Liberty and virtue in the Founders’ eyes

Editor: On questions of civil law in America today, should Christians, at the margin, prioritize liberty or virtue? Centennial Institute Fellow Kevin Miller, speaking at CCU on Aug. 28, counterposed Position A, putting liberty first, against Position B, putting virtue first, without himself taking sides. Fellow Greg Schaller participated in the discussion and then filed the following argument.

A Dissent from Kevin Miller’s Position A

Miller’s Position A correctly argues that humans, created in the image of God, are willful, reasoning, and ultimately determinant beings. God created us with unique abilities, distinct from every other being in creation, thus giving us dominion over the creation. There is no disagreement concerning the significance of human liberty. Our disagreement arises when primacy is given to liberty over all other aspects of God’s intention with his creation.

For while we are indeed free, that freedom is grounded and premised on the Creator and what He desires for and from His creation. Thus, we cannot simply focus on liberty. We must see that with our God-given liberty, there exists duty, and we cannot separate the two. Failure to realize and maintain this connection leaves man and his will as the sole agent to determine right and wrong and what one does with liberty. When man does this, he is removing God, suggesting that he alone is the source of his rights. As Christians, we know that such an elevation of man and devaluation of God is the greatest of sins. This was the original sin of Adam and Eve in the garden.

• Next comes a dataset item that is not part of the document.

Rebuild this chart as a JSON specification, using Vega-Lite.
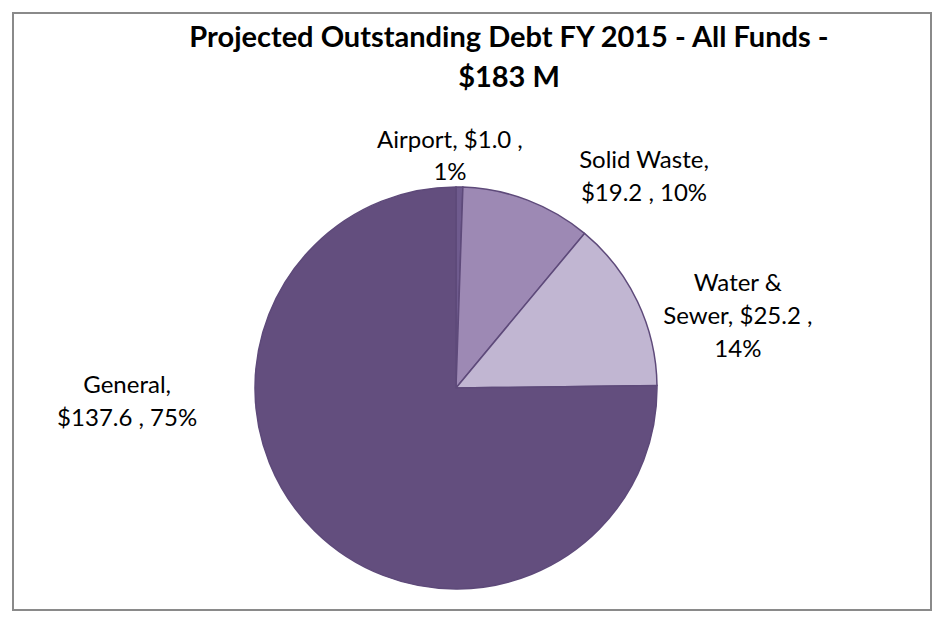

Just as we cannot disconnect the creator’s liberty from the creator, when we consider the liberties expressed in our Constitution, we cannot separate the premise on which they are grounded: the Declaration of Independence. The establishment of the 1787 Constitution, seeking to institute a “More Perfect Union” (improving on the original failed constitution: the Articles of Confederation) is based upon the theoretical tenets first laid down in the Declaration.

To separate the two is to insist that the liberties of the Bill of Rights and the limitations on government codified in the Constitution are right, simply because a super-majority approved of them by vote in 1787-8, thus making the “rightness” of these liberties ultimately based solely on the will of the people. To Jefferson and the founders, this was insufficient protection for fundamental liberty, only slightly more secure than the rights that were granted and later taken away by the English Kings and parliaments.

No, for Jefferson, the source of rights are and must be based on something greater, something more permanent and fundamental than the temporary will of the people. Rights are found in the Creator: Nature or Nature’s God. The right of revolution is based upon this truth. When a government fails to protect the rights of its citizenry, the people are just in their cause to seek a change and, if necessary, to overthrow the illegitimate regime.

Jefferson is explicit: government is not formed to give man rights (for it cannot repeat what God has already done); rather, government is formed so that these rights might be better secured and protected.

The limited powers of government are also based upon this principle. The citizenry grants their consent to be governed; thus ultimate power resides with the people, not those in power.

As we have shown, liberty is not the sole purpose of Creation and the Creator. So too, the liberties and limits on government power stated in our Constitution are not ends in and of themselves. The Creator is the source of one’s right to “life, liberty and the pursuit of happiness” and there exist obligations to the creator in what we do with that liberty.

When we consider our liberties within this context, we lower the primacy of liberty and elevate the expectation of moral duty to our Creator. Liberty is not an end in and of itself, but rather a means to an end. Liberty is indeed important. As creatures created in the image of God, we can and do have freedom. The importance of liberty is not that we do as we please with it, following our heart’s desire. When our liberty is founded in the Creator, we should follow His heart’s desire.